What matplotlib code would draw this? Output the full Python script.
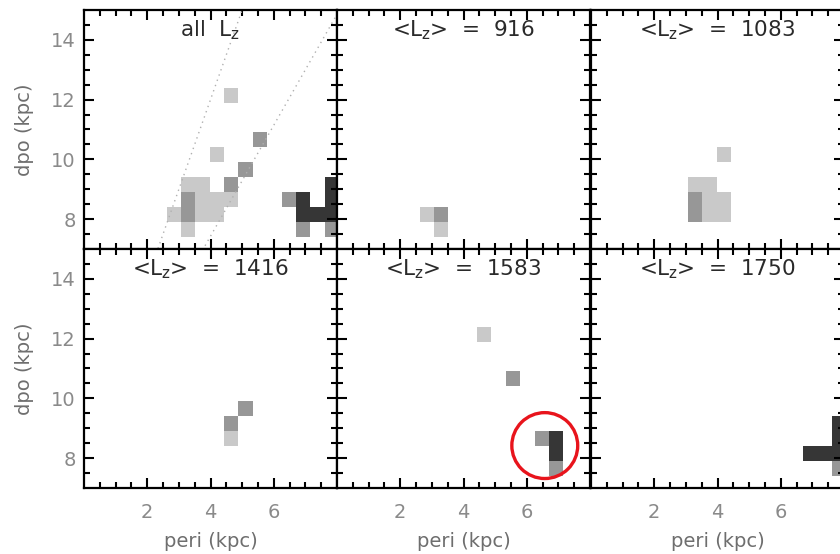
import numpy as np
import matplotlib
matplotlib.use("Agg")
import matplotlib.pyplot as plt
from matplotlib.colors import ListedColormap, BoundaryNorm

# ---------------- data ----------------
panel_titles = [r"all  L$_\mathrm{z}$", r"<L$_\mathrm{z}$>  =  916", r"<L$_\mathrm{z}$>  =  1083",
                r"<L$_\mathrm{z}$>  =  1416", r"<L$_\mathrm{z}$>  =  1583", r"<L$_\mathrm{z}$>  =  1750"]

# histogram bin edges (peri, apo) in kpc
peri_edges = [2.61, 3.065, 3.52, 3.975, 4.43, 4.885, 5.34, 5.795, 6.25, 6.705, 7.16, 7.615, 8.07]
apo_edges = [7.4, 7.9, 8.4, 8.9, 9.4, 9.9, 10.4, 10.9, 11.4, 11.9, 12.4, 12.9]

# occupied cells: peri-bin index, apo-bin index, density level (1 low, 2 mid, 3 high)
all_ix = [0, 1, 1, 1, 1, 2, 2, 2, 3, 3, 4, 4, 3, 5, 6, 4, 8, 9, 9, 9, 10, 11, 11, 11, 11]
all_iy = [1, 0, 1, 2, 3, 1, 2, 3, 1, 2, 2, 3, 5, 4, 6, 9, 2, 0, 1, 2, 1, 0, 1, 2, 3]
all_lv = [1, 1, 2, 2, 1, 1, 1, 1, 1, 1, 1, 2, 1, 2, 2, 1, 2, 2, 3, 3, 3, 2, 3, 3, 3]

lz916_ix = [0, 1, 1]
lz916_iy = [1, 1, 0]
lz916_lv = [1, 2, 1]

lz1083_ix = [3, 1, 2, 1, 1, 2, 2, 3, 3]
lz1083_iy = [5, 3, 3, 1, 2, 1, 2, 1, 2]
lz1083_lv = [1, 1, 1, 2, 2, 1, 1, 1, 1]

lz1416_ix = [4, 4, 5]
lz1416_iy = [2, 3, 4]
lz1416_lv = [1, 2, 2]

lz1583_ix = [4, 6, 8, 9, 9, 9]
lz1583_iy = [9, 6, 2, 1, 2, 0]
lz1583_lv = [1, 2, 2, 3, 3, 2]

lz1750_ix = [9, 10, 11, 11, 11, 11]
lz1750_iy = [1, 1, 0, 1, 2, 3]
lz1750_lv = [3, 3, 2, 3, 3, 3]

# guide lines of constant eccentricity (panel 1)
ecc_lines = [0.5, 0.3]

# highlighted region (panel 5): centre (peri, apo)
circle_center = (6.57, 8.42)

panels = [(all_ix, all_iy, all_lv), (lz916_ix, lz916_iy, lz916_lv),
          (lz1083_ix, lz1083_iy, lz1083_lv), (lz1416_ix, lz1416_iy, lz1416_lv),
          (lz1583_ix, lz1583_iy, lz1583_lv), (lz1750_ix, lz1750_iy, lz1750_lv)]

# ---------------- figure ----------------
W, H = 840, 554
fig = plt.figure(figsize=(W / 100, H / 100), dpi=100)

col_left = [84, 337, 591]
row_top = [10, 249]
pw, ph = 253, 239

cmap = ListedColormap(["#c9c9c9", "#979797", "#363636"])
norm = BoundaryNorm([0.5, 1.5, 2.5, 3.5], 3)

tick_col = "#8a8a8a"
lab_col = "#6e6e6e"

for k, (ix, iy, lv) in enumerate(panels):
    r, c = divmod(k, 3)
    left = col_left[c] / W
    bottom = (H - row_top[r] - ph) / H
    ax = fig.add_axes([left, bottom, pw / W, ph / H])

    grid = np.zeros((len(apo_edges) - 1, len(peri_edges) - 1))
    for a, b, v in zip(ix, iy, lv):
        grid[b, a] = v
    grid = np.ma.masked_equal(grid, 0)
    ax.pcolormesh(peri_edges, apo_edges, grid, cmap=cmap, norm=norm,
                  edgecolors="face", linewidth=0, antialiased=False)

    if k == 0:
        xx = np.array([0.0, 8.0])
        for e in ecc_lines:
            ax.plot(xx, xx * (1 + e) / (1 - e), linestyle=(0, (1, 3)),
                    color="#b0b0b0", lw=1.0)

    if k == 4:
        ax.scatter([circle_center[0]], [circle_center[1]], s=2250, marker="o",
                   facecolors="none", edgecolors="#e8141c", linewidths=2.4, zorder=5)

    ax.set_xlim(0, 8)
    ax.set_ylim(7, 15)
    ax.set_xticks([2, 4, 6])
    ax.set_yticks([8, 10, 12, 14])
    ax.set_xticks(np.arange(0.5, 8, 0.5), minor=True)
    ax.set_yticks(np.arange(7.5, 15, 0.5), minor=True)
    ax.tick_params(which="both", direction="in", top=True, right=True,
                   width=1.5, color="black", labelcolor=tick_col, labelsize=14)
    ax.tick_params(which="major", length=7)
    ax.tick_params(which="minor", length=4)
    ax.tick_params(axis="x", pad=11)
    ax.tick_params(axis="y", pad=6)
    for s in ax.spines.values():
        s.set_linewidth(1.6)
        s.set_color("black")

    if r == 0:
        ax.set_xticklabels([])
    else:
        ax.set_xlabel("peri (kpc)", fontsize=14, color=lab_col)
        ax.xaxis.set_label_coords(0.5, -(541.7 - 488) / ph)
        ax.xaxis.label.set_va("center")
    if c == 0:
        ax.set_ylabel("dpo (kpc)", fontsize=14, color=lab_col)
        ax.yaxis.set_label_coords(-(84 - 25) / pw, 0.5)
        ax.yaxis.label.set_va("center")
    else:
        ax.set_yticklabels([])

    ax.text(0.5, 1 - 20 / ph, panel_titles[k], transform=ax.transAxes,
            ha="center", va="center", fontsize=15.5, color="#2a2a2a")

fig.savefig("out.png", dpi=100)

○ ○ ○ ○ ○ ○ ○

Requirements: Report the number of lines of the listing above that hold the string "matplotlib", with no other text.

Answer: 5